What the RBI actions were doing is just postponement of $ demand. The exchange rate was decided simply by demand supply criteria not by anything else. The widening CAD and increasing fiscal deficit warranted High $ demand which was sensed by $ suppliers and obviously they tightened the supply side.

RBI knew it and they curtailed demand simply by hiding the OMC’s need for $ under their special window. If not today tomorrow they need to recapitalize their $ account. It’s simply impossible for RBI to avoid it completely unless the following measures implemented.

1.They need to incorporate some method to recycle the gold available with the people of India. They can further increase import duties on gold and open extensive counters to buy the gold from the people at international price (i.e minus Govt duties) and use the same gold to meet the demand of gold importers. In this way they can curtail smuggling and meet the demand without importing fresh gold.( They can as well buy the gold from the temple trusts in the same manner.)In this way $ are not required to import gold.


2.They need to increase the imports of crude oil from Iran which was reduced drastically due to sanctions of western world on Iran trade. We can notice that irrespective of these sanctions China has not reduced much of its imports from Iran. It’s the slave mentality of Indian ruling class which is causing this depletion of imports from Iran. The Indian ruling class should come out of this and realize that drastic measures are required to face the unprecedented crisis.

3.They should rise to the occasion and increase Iranian crude imports which can be paid with rupees…not $.This aspect should not be used just as a bargaining chip with the western world to beg for more FDI’s ( the recent statement by oil minister appears to be given with this hope), which was always unreliable and the same crisis can be repeated again and again if they purely depend on FDI’s, loans, bonds etc..

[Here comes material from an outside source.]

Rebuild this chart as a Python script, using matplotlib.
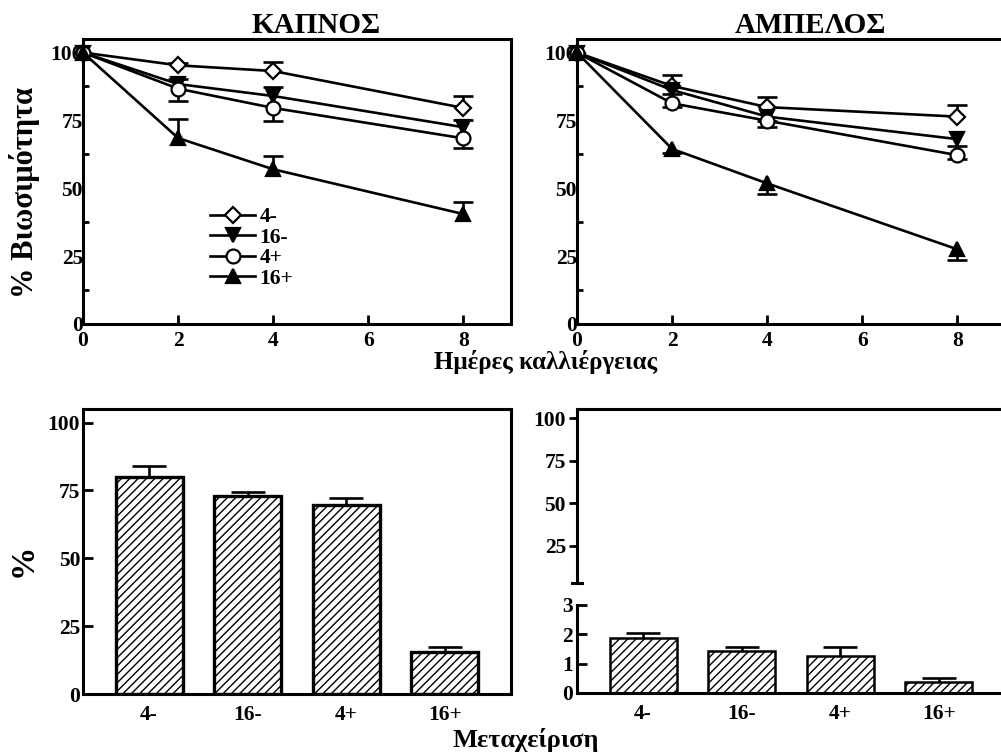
import matplotlib
matplotlib.use("Agg")
import matplotlib.pyplot as plt
from matplotlib.ticker import FixedLocator

plt.rcParams["font.family"] = ["Liberation Serif", "DejaVu Serif"]
plt.rcParams["font.weight"] = "bold"
plt.rcParams["axes.titleweight"] = "bold"
plt.rcParams["hatch.linewidth"] = 1.0

# data
days = [0, 2, 4, 8]
series = ["4-", "16-", "4+", "16+"]

kapnos = {
    "4-": [100, 95.3, 93.2, 79.6],
    "16-": [100, 88.4, 84.0, 72.5],
    "4+": [100, 86.7, 79.6, 68.4],
    "16+": [100, 68.5, 57.0, 40.5],
}
kapnos_err = {
    "4-": [0, 1.0, 3.2, 4.3],
    "16-": [0, 2.0, 3.3, 2.5],
    "4+": [0, 4.7, 4.9, 3.6],
    "16+": [0, 7.0, 5.0, 4.5],
}
kapnos_dir = {"4-": "up", "16-": "up", "4+": "down", "16+": "up"}

ampelos = {
    "4-": [100, 87.7, 79.9, 76.4],
    "16-": [100, 86.2, 76.4, 68.1],
    "4+": [100, 81.3, 74.9, 62.2],
    "16+": [100, 64.5, 51.8, 27.5],
}
ampelos_err = {
    "4-": [0, 4.1, 3.9, 4.3],
    "16-": [0, 1.5, 1.5, 2.5],
    "4+": [0, 1.5, 2.5, 1.5],
    "16+": [0, 1.5, 4.0, 3.9],
}
ampelos_dir = {"4-": "up", "16-": "down", "4+": "down", "16+": "down"}

treatments = ["4-", "16-", "4+", "16+"]
kapnos_bars = [80.0, 73.0, 69.7, 15.5]
kapnos_bars_err = [4.0, 1.5, 2.6, 1.8]
ampelos_bars = [1.89, 1.43, 1.27, 0.36]
ampelos_bars_err = [0.15, 0.15, 0.30, 0.15]

# marker styles
styles = {
    "4-": dict(marker="D", ms=8.5, mfc="white"),
    "16-": dict(marker="v", ms=10.5, mfc="black"),
    "4+": dict(marker="o", ms=10, mfc="white"),
    "16+": dict(marker="^", ms=10.5, mfc="black"),
}

W, H = 1001, 755
fig = plt.figure(figsize=(W / 100, H / 100), dpi=100)


def box(left, top, right, bottom):
    return [left / W, 1 - bottom / H, (right - left) / W, (bottom - top) / H]


def one_sided(ax, x, y, err, direction, capsize):
    lo = [e if direction == "down" else 0 for e in err]
    hi = [e if direction == "up" else 0 for e in err]
    eb = ax.errorbar(x, y, yerr=[lo, hi], fmt="none", ecolor="black",
                     elinewidth=1.9, capsize=capsize, capthick=1.9, zorder=2)
    caps = eb.lines[1]
    if len(caps) == 2:
        caps[0 if direction == "up" else 1].set_visible(False)


def line_panel(ax, data, errs, dirs, title):
    for name in series:
        st = styles[name]
        ax.plot(days, data[name], color="black", lw=1.9, marker=st["marker"],
                ms=st["ms"], mfc=st["mfc"], mec="black", mew=1.6, label=name,
                zorder=3, clip_on=False)
        one_sided(ax, days[1:], data[name][1:], errs[name][1:], dirs[name], 7)
    ax.set_xlim(0, 9)
    ax.set_ylim(0, 105)
    ax.set_xticks([0, 2, 4, 6, 8])
    ax.set_yticks([0, 25, 50, 75, 100])
    ax.yaxis.set_minor_locator(FixedLocator([12.5, 37.5, 62.5, 87.5]))
    ax.tick_params(axis="x", direction="in", length=6.5, width=2, pad=5,
                   labelsize=15.5)
    ax.tick_params(axis="y", which="major", length=0, pad=0, labelsize=15.5)
    ax.tick_params(axis="y", which="minor", direction="in", length=4, width=2)
    for s in ax.spines.values():
        s.set_linewidth(2.2)
    ax.set_title(title, x=0.545, pad=4, fontsize=21)


ax1 = fig.add_axes(box(83, 39, 511, 324))
line_panel(ax1, kapnos, kapnos_err, kapnos_dir, "ΚΑΠΝΟΣ")
ax1.legend(loc="upper left", bbox_to_anchor=(0.297, 0.41), frameon=False,
           borderpad=0, borderaxespad=0, handlelength=2.1, handletextpad=0.2,
           labelspacing=0.02, fontsize=15.5, numpoints=1)

ax2 = fig.add_axes(box(577, 39, 1005, 324))
line_panel(ax2, ampelos, ampelos_err, ampelos_dir, "ΑΜΠΕΛΟΣ")

xpos = list(range(len(treatments)))

# bottom left bars
ax3 = fig.add_axes(box(83, 409, 511, 694))
ax3.bar(xpos, kapnos_bars, width=0.68, color="white", edgecolor="black",
        lw=2.4, hatch="////", zorder=2)
for i in xpos:
    one_sided(ax3, [i], [kapnos_bars[i]], [kapnos_bars_err[i]], "up", 12)
ax3.set_xlim(-0.67, 3.67)
ax3.set_ylim(0, 105)
ax3.set_xticks(xpos)
ax3.set_xticklabels(treatments)
ax3.set_yticks([0, 25, 50, 75, 100])
ax3.tick_params(axis="x", length=0, pad=8, labelsize=15.5)
ax3.tick_params(axis="y", direction="in", length=7, width=2, pad=2,
                labelsize=15.5)
for s in ax3.spines.values():
    s.set_linewidth(2.2)

# bottom right: broken axis
ax4 = fig.add_axes(box(577, 605, 1005, 693))
ax4.bar(xpos, ampelos_bars, width=0.68, color="white", edgecolor="black",
        lw=1.8, hatch="////", zorder=2)
for i in xpos:
    one_sided(ax4, [i], [ampelos_bars[i]], [ampelos_bars_err[i]], "up", 12)
ax4.set_xlim(-0.67, 3.67)
ax4.set_ylim(0, 3)
ax4.set_xticks(xpos)
ax4.set_xticklabels(treatments)
ax4.set_yticks([0, 1, 2, 3])
ax4.tick_params(axis="x", length=0, pad=8, labelsize=15.5)
ax4.tick_params(axis="y", direction="in", length=7, width=2, pad=3,
                labelsize=15.5)
ax4.spines["top"].set_visible(False)
for s in ax4.spines.values():
    s.set_linewidth(2.2)

ax5 = fig.add_axes(box(577, 409, 1005, 583))
ax5.set_xlim(-0.67, 3.67)
ax5.set_ylim(3.3, 105.3)
ax5.set_xticks([])
ax5.set_yticks([25, 50, 75, 100])
ax5.tick_params(axis="y", direction="out", length=6, width=2, pad=2,
                labelsize=15.5)
ax5.spines["bottom"].set_visible(False)
for s in ax5.spines.values():
    s.set_linewidth(2.2)
ax5.plot([-0.012, 0.012], [0, 0], transform=ax5.transAxes, color="black",
         lw=2.2, clip_on=False)

fig.text(25 / W, 1 - 193 / H, "% Βιωσιμότητα", rotation=90, ha="center",
         va="center", fontsize=22)
fig.text(546 / W, 1 - 362 / H, "Ημέρες καλλιέργειας", ha="center",
         va="center", fontsize=18)
fig.text(23 / W, 1 - 560 / H, "%", rotation=90, ha="center", va="center",
         fontsize=24)
fig.text(526 / W, 1 - 740 / H, "Μεταχείριση", ha="center", va="center",
         fontsize=19)

fig.savefig("out.png", dpi=100)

4.Govt. should extend the special window facility to Indian companies who were reeling with high $ debts in the form of FCCB’s, loans .Which are about to mature.Also should build and encourage building of the manufacturing facilities for capital goods instead of importing them.

I seriously doubt the ability of these governments (irrespective of UPA or NDA) to follow these measures which are simple yet effective to strengthen the rupee.

Without taking such measures rupee weakness cannot be arrested for a simple reason that its exchange rate was decided by demand supply not by inherent value of rupee and $.